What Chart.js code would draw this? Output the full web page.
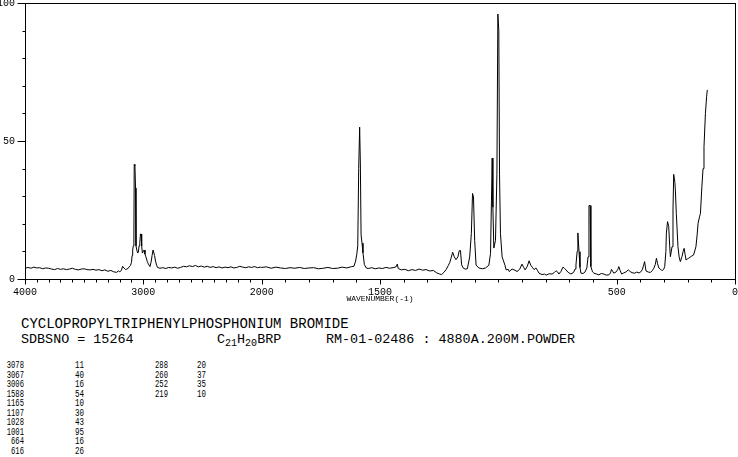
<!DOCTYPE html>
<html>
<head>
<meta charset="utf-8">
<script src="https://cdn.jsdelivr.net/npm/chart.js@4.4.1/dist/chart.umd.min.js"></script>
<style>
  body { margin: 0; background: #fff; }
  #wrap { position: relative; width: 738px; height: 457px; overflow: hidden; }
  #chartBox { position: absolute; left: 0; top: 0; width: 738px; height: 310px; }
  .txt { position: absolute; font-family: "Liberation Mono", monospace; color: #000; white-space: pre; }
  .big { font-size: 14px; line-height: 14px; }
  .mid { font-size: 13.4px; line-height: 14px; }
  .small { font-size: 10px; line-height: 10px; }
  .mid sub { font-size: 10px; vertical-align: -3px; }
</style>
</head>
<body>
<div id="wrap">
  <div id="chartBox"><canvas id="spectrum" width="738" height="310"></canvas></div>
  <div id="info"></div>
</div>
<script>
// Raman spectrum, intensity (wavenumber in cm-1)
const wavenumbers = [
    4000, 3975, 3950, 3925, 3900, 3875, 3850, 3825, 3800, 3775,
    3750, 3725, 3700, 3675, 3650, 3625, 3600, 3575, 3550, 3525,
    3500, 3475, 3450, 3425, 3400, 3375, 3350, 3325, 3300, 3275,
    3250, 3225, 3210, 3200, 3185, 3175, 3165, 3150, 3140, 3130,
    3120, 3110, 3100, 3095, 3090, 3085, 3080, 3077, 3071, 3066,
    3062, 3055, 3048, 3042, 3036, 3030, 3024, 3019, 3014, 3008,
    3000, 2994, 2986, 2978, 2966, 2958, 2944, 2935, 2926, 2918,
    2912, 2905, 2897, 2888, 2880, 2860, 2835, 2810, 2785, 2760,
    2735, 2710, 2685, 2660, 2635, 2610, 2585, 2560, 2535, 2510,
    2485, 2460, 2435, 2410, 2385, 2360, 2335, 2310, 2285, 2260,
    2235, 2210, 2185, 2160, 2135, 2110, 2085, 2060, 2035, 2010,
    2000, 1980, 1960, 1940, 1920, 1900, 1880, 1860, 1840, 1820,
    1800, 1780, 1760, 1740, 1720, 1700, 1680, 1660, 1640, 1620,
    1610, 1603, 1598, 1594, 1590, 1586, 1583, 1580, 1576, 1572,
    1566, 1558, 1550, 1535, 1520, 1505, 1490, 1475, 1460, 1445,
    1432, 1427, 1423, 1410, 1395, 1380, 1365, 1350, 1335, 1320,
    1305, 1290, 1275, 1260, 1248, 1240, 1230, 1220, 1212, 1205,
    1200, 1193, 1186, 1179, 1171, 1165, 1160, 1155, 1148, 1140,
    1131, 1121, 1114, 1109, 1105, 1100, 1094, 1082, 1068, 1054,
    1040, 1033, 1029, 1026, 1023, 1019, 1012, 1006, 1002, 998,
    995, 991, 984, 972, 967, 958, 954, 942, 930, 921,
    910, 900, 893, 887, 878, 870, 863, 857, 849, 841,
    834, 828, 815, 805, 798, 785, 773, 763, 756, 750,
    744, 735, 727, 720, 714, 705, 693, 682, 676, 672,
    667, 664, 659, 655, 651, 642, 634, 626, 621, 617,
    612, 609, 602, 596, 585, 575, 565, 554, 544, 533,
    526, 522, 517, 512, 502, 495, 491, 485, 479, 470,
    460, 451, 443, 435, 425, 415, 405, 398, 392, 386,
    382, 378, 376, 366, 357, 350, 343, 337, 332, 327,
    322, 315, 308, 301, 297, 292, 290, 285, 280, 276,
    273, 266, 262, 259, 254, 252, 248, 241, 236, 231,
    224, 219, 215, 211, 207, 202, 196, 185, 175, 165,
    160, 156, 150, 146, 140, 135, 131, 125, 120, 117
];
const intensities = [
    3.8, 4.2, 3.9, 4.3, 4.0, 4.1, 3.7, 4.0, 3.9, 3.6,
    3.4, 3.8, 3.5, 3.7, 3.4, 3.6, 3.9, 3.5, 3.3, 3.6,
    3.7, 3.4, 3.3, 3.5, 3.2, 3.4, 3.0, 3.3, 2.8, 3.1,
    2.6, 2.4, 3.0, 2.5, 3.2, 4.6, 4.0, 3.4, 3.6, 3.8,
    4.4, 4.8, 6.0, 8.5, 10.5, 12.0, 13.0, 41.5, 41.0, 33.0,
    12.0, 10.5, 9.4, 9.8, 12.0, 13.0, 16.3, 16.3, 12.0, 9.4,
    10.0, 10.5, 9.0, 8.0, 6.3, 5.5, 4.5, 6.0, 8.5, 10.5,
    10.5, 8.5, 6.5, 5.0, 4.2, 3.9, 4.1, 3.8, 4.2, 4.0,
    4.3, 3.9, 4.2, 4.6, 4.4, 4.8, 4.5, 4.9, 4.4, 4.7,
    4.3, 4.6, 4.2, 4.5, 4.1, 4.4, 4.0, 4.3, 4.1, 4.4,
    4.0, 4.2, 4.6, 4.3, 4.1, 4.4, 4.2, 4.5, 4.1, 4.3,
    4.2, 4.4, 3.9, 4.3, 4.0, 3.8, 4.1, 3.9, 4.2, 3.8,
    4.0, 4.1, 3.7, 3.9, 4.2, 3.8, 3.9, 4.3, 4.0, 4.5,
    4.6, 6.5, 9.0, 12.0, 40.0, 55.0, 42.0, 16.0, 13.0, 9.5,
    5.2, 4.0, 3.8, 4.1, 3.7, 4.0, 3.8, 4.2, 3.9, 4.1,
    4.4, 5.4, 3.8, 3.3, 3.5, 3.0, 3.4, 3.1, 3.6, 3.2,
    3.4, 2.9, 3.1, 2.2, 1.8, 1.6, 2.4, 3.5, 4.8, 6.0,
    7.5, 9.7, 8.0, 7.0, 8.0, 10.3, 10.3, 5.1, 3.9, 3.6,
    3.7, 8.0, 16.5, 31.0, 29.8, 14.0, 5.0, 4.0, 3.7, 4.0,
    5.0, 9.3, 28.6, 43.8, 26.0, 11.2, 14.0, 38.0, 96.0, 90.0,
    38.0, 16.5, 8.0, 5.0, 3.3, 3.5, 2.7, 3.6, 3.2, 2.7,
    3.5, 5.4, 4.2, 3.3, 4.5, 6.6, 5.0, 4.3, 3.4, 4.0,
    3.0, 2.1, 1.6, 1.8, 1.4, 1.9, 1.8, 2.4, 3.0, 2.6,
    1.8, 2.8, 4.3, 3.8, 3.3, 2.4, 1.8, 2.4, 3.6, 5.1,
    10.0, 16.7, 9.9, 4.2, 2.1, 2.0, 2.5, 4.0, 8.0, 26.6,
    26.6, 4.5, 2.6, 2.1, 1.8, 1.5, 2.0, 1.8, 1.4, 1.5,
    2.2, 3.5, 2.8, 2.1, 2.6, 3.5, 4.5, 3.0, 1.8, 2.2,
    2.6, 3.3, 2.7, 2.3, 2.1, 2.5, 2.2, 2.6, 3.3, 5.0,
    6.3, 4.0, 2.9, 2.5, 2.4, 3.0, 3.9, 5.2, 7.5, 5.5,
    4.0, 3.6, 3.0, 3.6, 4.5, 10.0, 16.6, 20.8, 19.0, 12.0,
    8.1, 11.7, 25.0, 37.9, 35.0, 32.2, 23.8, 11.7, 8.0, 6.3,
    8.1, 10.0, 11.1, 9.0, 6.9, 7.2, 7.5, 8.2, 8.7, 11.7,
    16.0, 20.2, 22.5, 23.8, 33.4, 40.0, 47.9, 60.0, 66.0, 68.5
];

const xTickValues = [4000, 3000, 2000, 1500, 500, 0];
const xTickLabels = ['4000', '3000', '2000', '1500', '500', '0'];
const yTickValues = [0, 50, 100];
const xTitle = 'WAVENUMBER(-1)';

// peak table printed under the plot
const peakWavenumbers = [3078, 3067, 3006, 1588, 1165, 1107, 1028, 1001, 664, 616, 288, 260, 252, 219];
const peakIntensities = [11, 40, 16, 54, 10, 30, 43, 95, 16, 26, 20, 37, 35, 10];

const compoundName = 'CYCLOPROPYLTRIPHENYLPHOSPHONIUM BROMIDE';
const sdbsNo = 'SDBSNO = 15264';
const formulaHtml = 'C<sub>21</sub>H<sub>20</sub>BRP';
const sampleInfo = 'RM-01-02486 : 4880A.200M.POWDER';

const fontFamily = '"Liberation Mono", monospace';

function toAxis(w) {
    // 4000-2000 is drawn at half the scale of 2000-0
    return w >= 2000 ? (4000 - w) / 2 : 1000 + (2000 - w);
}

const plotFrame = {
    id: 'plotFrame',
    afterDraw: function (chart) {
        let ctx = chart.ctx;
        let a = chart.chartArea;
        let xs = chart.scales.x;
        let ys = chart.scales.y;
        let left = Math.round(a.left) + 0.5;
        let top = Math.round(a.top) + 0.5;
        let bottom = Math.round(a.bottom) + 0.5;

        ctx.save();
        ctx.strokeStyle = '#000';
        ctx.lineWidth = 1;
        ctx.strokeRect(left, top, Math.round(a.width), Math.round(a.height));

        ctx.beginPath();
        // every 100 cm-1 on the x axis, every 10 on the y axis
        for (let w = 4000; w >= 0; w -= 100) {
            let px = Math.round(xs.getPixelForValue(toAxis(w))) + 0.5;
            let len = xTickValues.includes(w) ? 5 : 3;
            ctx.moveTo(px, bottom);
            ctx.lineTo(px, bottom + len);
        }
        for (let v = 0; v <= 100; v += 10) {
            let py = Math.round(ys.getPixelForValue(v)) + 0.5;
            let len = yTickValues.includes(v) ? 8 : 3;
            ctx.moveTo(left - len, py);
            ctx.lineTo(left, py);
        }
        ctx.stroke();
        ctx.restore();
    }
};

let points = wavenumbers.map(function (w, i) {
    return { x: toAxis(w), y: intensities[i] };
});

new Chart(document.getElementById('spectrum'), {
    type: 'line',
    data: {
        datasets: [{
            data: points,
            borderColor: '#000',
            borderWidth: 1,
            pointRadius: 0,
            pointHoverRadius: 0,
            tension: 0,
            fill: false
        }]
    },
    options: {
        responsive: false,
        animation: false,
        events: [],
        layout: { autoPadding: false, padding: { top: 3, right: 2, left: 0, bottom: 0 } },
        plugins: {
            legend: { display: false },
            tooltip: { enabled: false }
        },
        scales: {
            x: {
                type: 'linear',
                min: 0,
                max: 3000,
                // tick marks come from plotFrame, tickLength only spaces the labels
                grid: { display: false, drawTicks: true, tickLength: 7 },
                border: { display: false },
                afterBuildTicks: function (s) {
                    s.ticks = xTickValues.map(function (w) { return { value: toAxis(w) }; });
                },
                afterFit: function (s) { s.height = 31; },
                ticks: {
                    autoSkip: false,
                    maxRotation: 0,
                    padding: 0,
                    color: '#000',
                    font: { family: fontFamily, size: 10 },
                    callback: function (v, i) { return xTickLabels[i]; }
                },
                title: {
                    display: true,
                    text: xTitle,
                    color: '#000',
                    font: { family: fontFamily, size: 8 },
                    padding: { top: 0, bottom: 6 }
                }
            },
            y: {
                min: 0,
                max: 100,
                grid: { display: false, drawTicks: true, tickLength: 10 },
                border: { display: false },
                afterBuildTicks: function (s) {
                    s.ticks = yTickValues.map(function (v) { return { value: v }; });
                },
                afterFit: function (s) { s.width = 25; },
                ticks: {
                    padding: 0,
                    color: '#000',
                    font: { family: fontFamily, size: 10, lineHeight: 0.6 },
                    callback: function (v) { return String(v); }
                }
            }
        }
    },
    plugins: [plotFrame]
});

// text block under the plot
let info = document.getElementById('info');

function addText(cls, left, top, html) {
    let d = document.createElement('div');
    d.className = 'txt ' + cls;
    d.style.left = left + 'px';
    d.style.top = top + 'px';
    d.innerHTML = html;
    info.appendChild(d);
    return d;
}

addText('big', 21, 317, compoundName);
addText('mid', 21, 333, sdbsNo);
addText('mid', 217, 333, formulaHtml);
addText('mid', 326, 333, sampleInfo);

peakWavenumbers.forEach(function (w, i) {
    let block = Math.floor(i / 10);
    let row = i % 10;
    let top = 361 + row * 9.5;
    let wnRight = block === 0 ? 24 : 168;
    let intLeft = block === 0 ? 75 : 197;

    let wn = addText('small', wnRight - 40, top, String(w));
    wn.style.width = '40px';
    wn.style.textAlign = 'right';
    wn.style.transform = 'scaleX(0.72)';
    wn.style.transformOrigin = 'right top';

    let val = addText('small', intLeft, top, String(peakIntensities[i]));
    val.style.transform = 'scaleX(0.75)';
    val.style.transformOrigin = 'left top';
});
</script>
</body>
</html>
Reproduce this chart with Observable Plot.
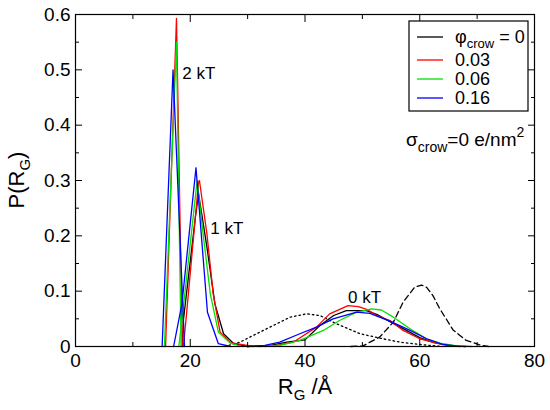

┄┄┄┄┄┄┄┄┄┄

_Exercise brief_. Copy each line of the records that contains the word "this".

_Final result_.
What Chart.js code would draw this? Output the full web page.
Reproduce this chart with Observable Plot.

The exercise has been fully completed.